Identity federation is a system that establishes trust among two or more domains for the purpose of authenticating users and sharing the information needed to authorise their access to resources. It allows a user to authenticate once in their home domain and gain access to resources in other domains through a trust framework without requiring reauthentication.

This “trust” is a technical and policy-based relationship that is formally established by exchanging metadata, which includes cryptographic public keys (digital certificates) and endpoint URLs for communication. This initial exchange allows each party to verify the authenticity of all subsequent messages cryptographically.

Here are some reasons why you may need identity federation:

  • Scalability: Onboarding external partners, contractors, or organisational units becomes easier because you reuse identity rather than create new silos.
  • Security: Federation reduces credential proliferation because there are fewer places where passwords are stored or reused.
  • User experience: It enables single sign-on (SSO) across federated domains.
  • Governance: Identity federation enables centralized auditability of federation relationships and access flows.

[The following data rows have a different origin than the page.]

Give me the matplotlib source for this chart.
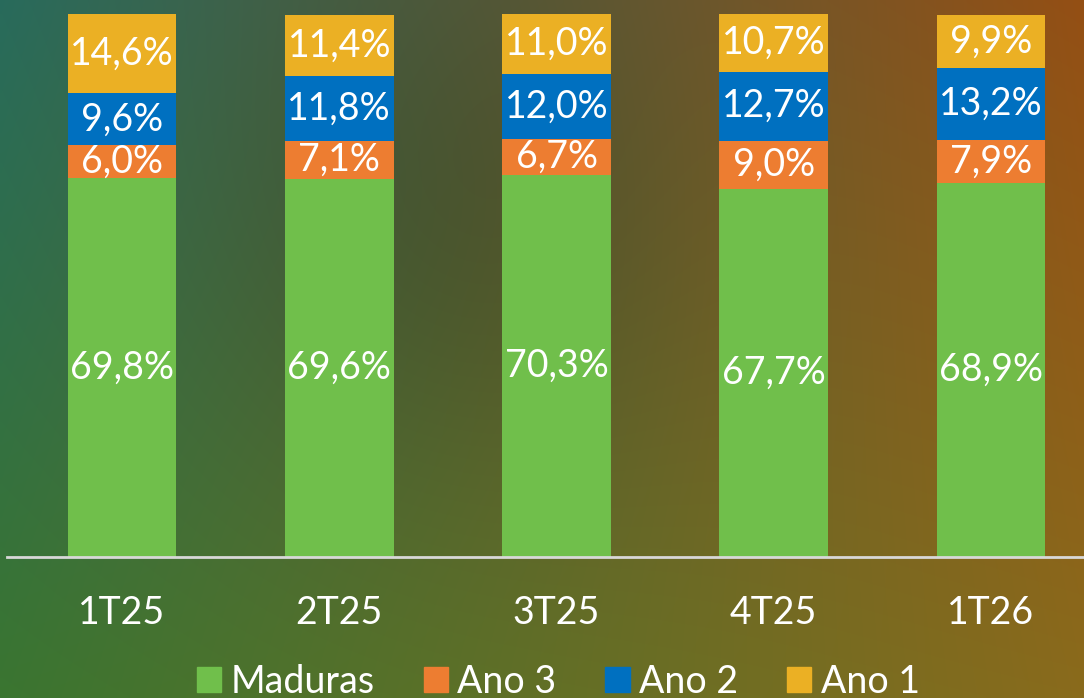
import numpy as np
import matplotlib
matplotlib.use("Agg")
import matplotlib.pyplot as plt
from matplotlib.patches import Patch

quarters = ["1T25", "2T25", "3T25", "4T25", "1T26"]
series = ["Maduras", "Ano 3", "Ano 2", "Ano 1"]
maduras = [69.8, 69.6, 70.3, 67.7, 68.9]
ano3 = [6.0, 7.1, 6.7, 9.0, 7.9]
ano2 = [9.6, 11.8, 12.0, 12.7, 13.2]
ano1 = [14.6, 11.4, 11.0, 10.7, 9.9]
colors = ["#70bf4b", "#ed7d31", "#0070c0", "#ebb024"]

plt.rcParams["font.family"] = ["Lato", "DejaVu Sans"]

fig = plt.figure(figsize=(10.84, 6.98), dpi=100)

# background gradient (teal/green on the left, brown/orange on the right)
bg = fig.add_axes([0, 0, 1, 1])
bg.set_axis_off()
h, w = 200, 300
yy, xx = np.mgrid[0:1:h * 1j, 0:1:w * 1j]
tl = np.array([0.16, 0.42, 0.36])
tr = np.array([0.58, 0.31, 0.08])
bl = np.array([0.23, 0.46, 0.19])
br = np.array([0.54, 0.42, 0.11])
img = ((1 - xx)[..., None] * (1 - yy)[..., None] * tl + xx[..., None] * (1 - yy)[..., None] * tr
       + (1 - xx)[..., None] * yy[..., None] * bl + xx[..., None] * yy[..., None] * br)
dark = 1 - 0.15 * np.exp(-((xx - 0.42) ** 2) / 0.05 - ((yy - 0.3) ** 2) / 0.15)
img = np.clip(img * dark[..., None], 0, 1)
bg.imshow(img, aspect="auto", extent=[0, 1, 0, 1], interpolation="bilinear")

ax = fig.add_axes([7 / 1084, 1 - 557 / 698, 1 - 7 / 1084, (557 - 14) / 698])
ax.patch.set_alpha(0)
x = np.arange(len(quarters))
bottom = np.zeros(len(quarters))
for name, vals, c in zip(series, [maduras, ano3, ano2, ano1], colors):
    vals = np.array(vals)
    ax.bar(x, vals, 0.5, bottom=bottom, color=c, label=name)
    for xi, b, v in zip(x, bottom, vals):
        ax.text(xi, b + v / 2, f"{v:.1f}%".replace(".", ","), ha="center", va="center",
                color="white", fontsize=27)
    bottom += vals

ax.set_xlim((7 - 122) / 217.25, (1084 - 122) / 217.25)
ax.set_ylim(0, 100)
for s in ["top", "right", "left"]:
    ax.spines[s].set_visible(False)
ax.spines["bottom"].set_color("#d8d8d8")
ax.spines["bottom"].set_linewidth(2)
ax.set_yticks([])
ax.set_xticks(x)
ax.set_xticklabels(quarters, color="white", fontsize=27)
ax.tick_params(axis="x", length=0, pad=27)

handles = [Patch(color=c) for c in colors]
fig.legend(handles, series, loc="center", bbox_to_anchor=(0.515, 1 - 682 / 698), ncol=4,
           frameon=False, fontsize=27, labelcolor="white",
           handlelength=0.65, handleheight=0.65,
           handletextpad=0.25, columnspacing=1.3, borderaxespad=0, borderpad=0)

fig.savefig("out.png", dpi=100)
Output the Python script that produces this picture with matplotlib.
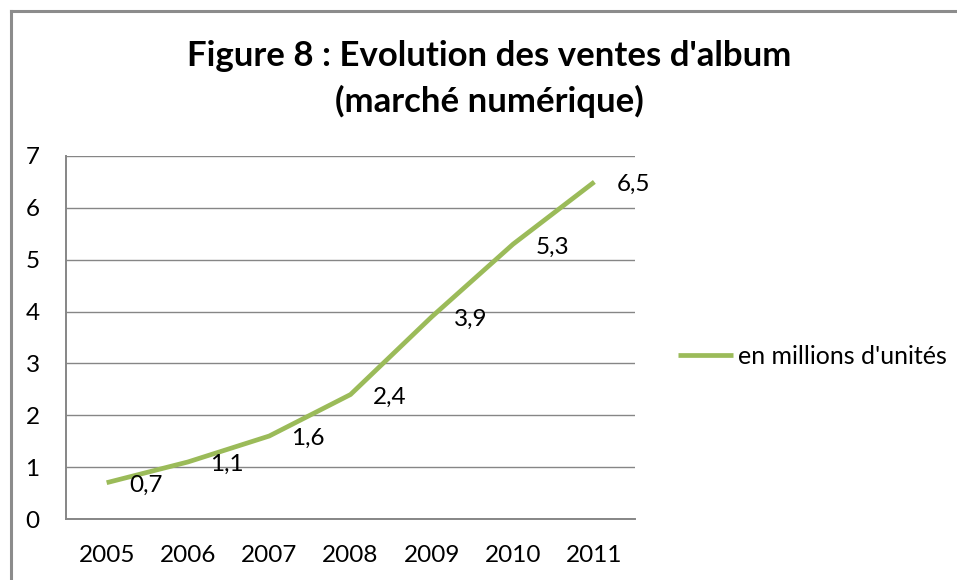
import matplotlib
matplotlib.use("Agg")
import matplotlib.pyplot as plt
from matplotlib.lines import Line2D

plt.rcParams["font.family"] = ["Lato", "DejaVu Sans"]

# data
years = ["2005", "2006", "2007", "2008", "2009", "2010", "2011"]
ventes = [0.7, 1.1, 1.6, 2.4, 3.9, 5.3, 6.5]
labels = ["0,7", "1,1", "1,6", "2,4", "3,9", "5,3", "6,5"]

green = "#9BBB59"
gray = "#868686"

fig = plt.figure(figsize=(9.57, 5.80), dpi=100)
ax = fig.add_axes([66 / 957, 1 - 519 / 580, (635 - 66) / 957, (519 - 156) / 580])

x = list(range(len(years)))
ax.plot(x, ventes, color=green, linewidth=3.4, solid_capstyle="butt",
        label="en millions d'unités")

for xi, yi, lab in zip(x, ventes, labels):
    ax.annotate(lab, (xi, yi), xytext=(16, -2), textcoords="offset points",
                ha="left", va="center", fontsize=17.5, color="black")

ax.set_xlim(-0.5, len(years) - 0.5)
ax.set_ylim(0, 7)
ax.set_yticks(range(0, 8))
ax.set_xticks(x)
ax.set_xticklabels(years)
ax.tick_params(axis="both", length=0, labelsize=17.5)
ax.tick_params(axis="y", pad=19)
ax.tick_params(axis="x", pad=19)

ax.grid(axis="y", color=gray, linewidth=1.0)
ax.set_axisbelow(True)
for side in ["top", "right"]:
    ax.spines[side].set_visible(False)
for side in ["left", "bottom"]:
    ax.spines[side].set_color(gray)
    ax.spines[side].set_linewidth(1.4)

fig.text(489 / 957, 1 - 56 / 580, "Figure 8 : Evolution des ventes d'album",
         ha="center", va="center", fontsize=25, fontweight="bold")
fig.text(489 / 957, 1 - 101 / 580, "(marché numérique)",
         ha="center", va="center", fontsize=25, fontweight="bold")

leg = fig.legend(loc="center left", bbox_to_anchor=(668 / 957, 1 - 356 / 580),
                 frameon=False, fontsize=18, handlelength=2.2,
                 handletextpad=0.22, borderaxespad=0)

# outer frame of the chart area
fig.add_artist(Line2D([10.5 / 957, 10.5 / 957], [0, 1 - 10.5 / 580],
                      color="#8c8c8c", linewidth=2.2))
fig.add_artist(Line2D([10.5 / 957, 1], [1 - 10.5 / 580, 1 - 10.5 / 580],
                      color="#8c8c8c", linewidth=2.2))

fig.savefig("out.png", dpi=100)
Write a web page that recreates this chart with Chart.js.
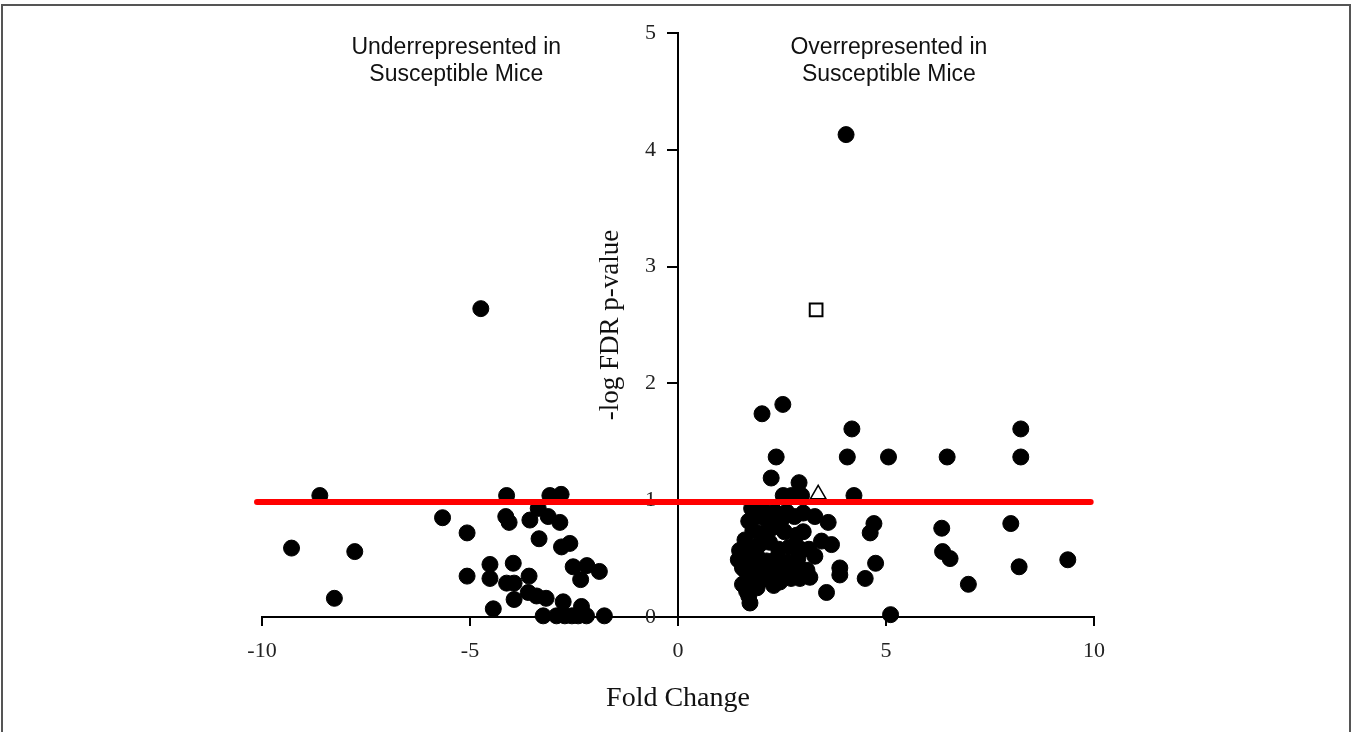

Key components and their roles

At the core of a federated identity architecture are three essential components, each fulfilling a distinct role:

  • User (or principal): The individual attempting to access a resource.
  • Identity provider (IdP): The authoritative system responsible for creating, maintaining, and managing identity information and authenticating the user. Examples include Microsoft Entra ID or an on-premises Active Directory Federation Service (AD FS).
  • Service Provider (SP): The application or resource the user wants to access. The SP trusts the IdP to perform the authentication and consumes the identity information provided by the IdP to make an authorization decision.

The typical federated workflow proceeds as follows:

  1. A user attempts to access an SP (e.g., navigates to a SaaS application).
  2. The SP, recognizing that the user is unauthenticated, generates an authentication request and redirects the user’s browser to the IdP.
  3. The IdP challenges the user to authenticate (e.g., with a username, password, and multi-factor authentication).
  4. Upon successful authentication, the IdP packages the user’s identity information into a security token, known as an assertion. This token is digitally signed with the IdP’s private key.
  5. The IdP sends this signed token back to the user’s browser, which then forwards it to the SP.
  6. The SP receives the token, validates the IdP’s digital signature, and extracts the user’s identity information. If the signature is valid, the SP trusts the information, establishes a session for the user, and grants access.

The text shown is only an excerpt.